Tie the timeline to the enablement plan
The speed of the return depends directly on how fast people adopt, which depends on enablement. A case that pairs the financial projection with a concrete adoption plan is far stronger than one that assumes value appears on its own. The adoption mechanics are in Rolling Out AI Presentation Tools Across a Team.
Defend the Case After Approval
Getting a yes is the start. Renewal season is when the case gets tested for real.
Instrument the promised metrics from day one
If you justified the tool on time-to-final and outcome improvement, start measuring those the moment you launch. Walking into renewal with actual data against your projection turns a debate into a formality. The measurement framework is in Which Numbers Actually Prove an AI Slide Tool Is Working.
Be honest about the gap
If you hit 60% of the projected return, say so and explain why — usually adoption or a workflow that needs tuning. A transparent "here is where we are and how we close the gap" earns more trust than a polished story that does not match the numbers. Credibility at renewal compounds into easier approvals next time.
Frequently Asked Questions
What payback period should I target?
Under six months is an easy approval; under twelve is defensible. Beyond a year, the case usually depends on soft benefits like quality, which are real but harder to bank — be transparent that the return is partly qualitative.
How do I estimate time savings before we have the tool?
Run a short pilot. Measure how long three representative decks take today, then build the same three with the tool during a trial and measure again. Pilot data beats vendor estimates every time and gives you a number you can defend.
Should I include soft benefits like reduced stress?
Mention them, but do not build the case on them. Anchor the case on quantifiable savings and outcomes, then list soft benefits as upside. A case resting on unmeasurable benefits invites skepticism.

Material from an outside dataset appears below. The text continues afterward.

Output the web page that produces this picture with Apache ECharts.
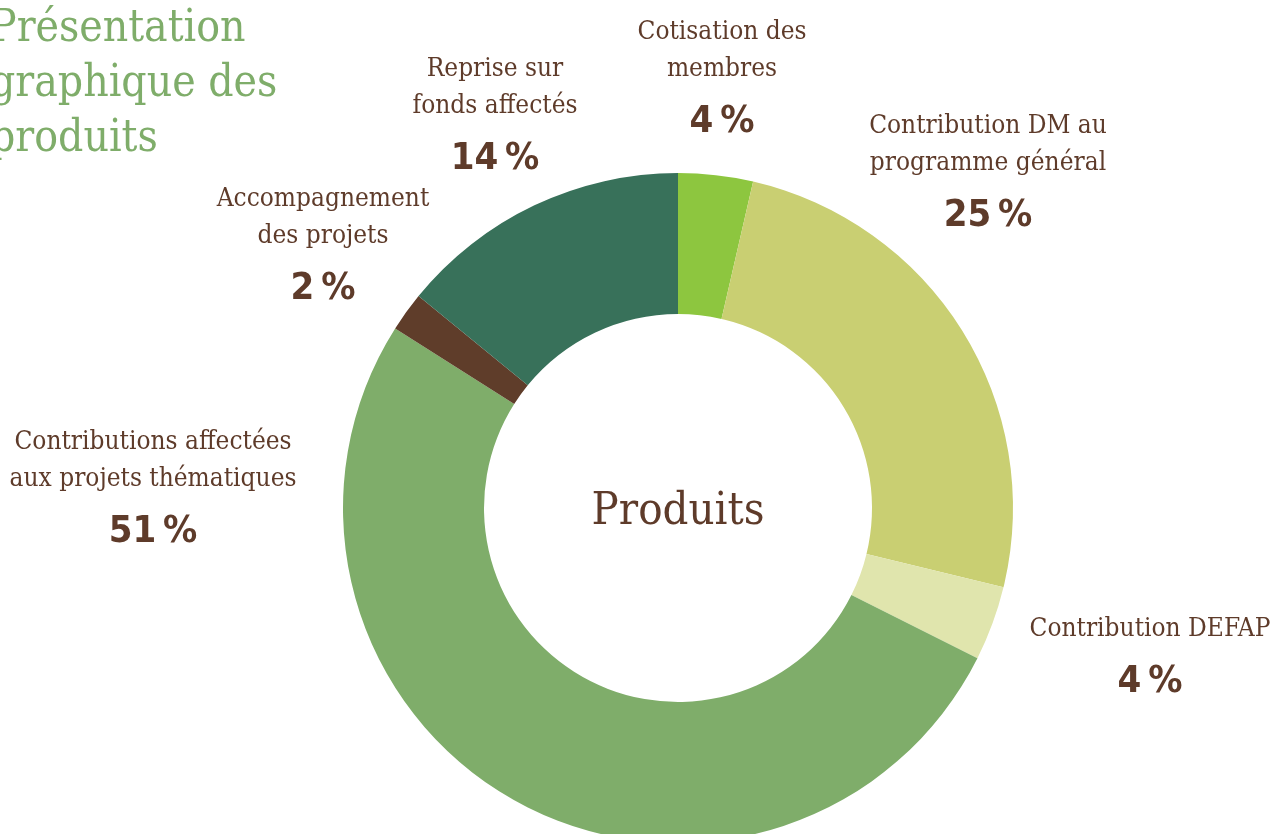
<!DOCTYPE html>
<html>
<head>
<meta charset="utf-8">
<script src="https://cdn.jsdelivr.net/npm/echarts@6/dist/echarts.min.js"></script>
<style>
	html,body{margin:0;padding:0;background:#fff;}
	#chart{width:1270px;height:834px;}
</style>
</head>
<body>
<div id="chart"></div>
<script>
// données (sens horaire depuis midi)
var names = ['Cotisation des\nmembres', 'Contribution DM au\nprogramme général', 'Contribution DEFAP',
	'Contributions affectées\naux projets thématiques', 'Accompagnement\ndes projets', 'Reprise sur\nfonds affectés'];
var values = [3.6, 25.2, 3.6, 51.6, 1.9, 14.1];
var pctLabels = ['4\u2009%', '25\u2009%', '4\u2009%', '51\u2009%', '2\u2009%', '14\u2009%'];

// mise en page des étiquettes (centre x, haut du bloc)
var labelPos = [[722, 14], [988, 108], [1150, 611], [153, 424], [323, 181], [495, 51]];
var colors = ['#8DC63F', '#C9CF72', '#E0E5AD', '#7FAD6A', '#5F3D2A', '#38715A'];

var brown = '#5E3B2A';
var serif = '"DejaVu Serif Condensed", "DejaVu Serif", serif';
var narrow = '"Liberation Sans Narrow", "DejaVu Sans Condensed", sans-serif';

var data = [];
for (var i = 0; i < names.length; i++) {
	data.push({ name: names[i], value: values[i], itemStyle: { color: colors[i] } });
}

var myChart = echarts.init(document.getElementById('chart'));
myChart.setOption({
	animation: false,
	title: {
		text: 'Présentation\ngraphique des\nproduits',
		left: -15,
		top: -3,
		textStyle: {
			color: '#7FAD6A',
			fontFamily: serif,
			fontWeight: 'normal',
			fontSize: 44,
			lineHeight: 55
		}
	},
	graphic: [{
		type: 'text',
		style: {
			text: 'Produits',
			x: 678,
			y: 512,
			align: 'center',
			verticalAlign: 'middle',
			fill: brown,
			font: '45px ' + serif
		}
	}],
	series: [{
		type: 'pie',
		center: [678, 508],
		radius: [194, 335],
		startAngle: 90,
		clockwise: true,
		avoidLabelOverlap: false,
		silent: true,
		label: {
			show: true,
			position: 'outside',
			align: 'center',
			formatter: function (p) {
				var lines = p.name.split('\n');
				var s = '';
				for (var k = 0; k < lines.length; k++) {
					s += '{t|' + lines[k] + '}\n';
				}
				return s + '{p|' + pctLabels[p.dataIndex] + '}';
			},
			rich: {
				t: { fontFamily: serif, fontSize: 26, color: brown, lineHeight: 37, align: 'center' },
				p: { fontFamily: narrow, fontWeight: 'bold', fontSize: 38, color: brown, lineHeight: 68, align: 'center' }
			}
		},
		labelLine: { show: false },
		labelLayout: function (params) {
			var pos = labelPos[params.dataIndex];
			return { x: pos[0], y: pos[1], align: 'center', verticalAlign: 'top' };
		},
		data: data
	}]
});
</script>
</body>
</html>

What if finance asks about the people whose time is saved?
Be ready with the capacity-reallocation answer. Show what higher-value work the freed time enables. If the honest answer is headcount reduction, say so — but most presentation-tool cases are about capacity, not cuts.
How do I handle the verification cost objection?
Include it in the cost column proactively. A case that already accounts for review time reads as credible; one that ignores it reads as naive, and the reviewer will add the cost back for you, unfavorably.
Is a free trial enough to build the case?
A trial gives you the savings input but not the outcome input. Use the trial for time-to-final data and pair it with a reasonable, conservative estimate of outcome impact. Do not claim win-rate improvement from a two-week trial.
Key Takeaways
- Count the full cost: subscription, training, integration, and especially ongoing verification time.
- Estimate benefit from time-to-final, valued at the loaded rate of the people actually saving time.
- The largest benefit is often quality and capacity, not raw hours — tie decks to business outcomes.
- Calculate payback simply and present both a conservative and an expected scenario.
- Name adoption and quality risk openly; a case that hides its risks gets trusted less.
- Lead the pitch with the decision and payback, anchored to a metric leadership already tracks.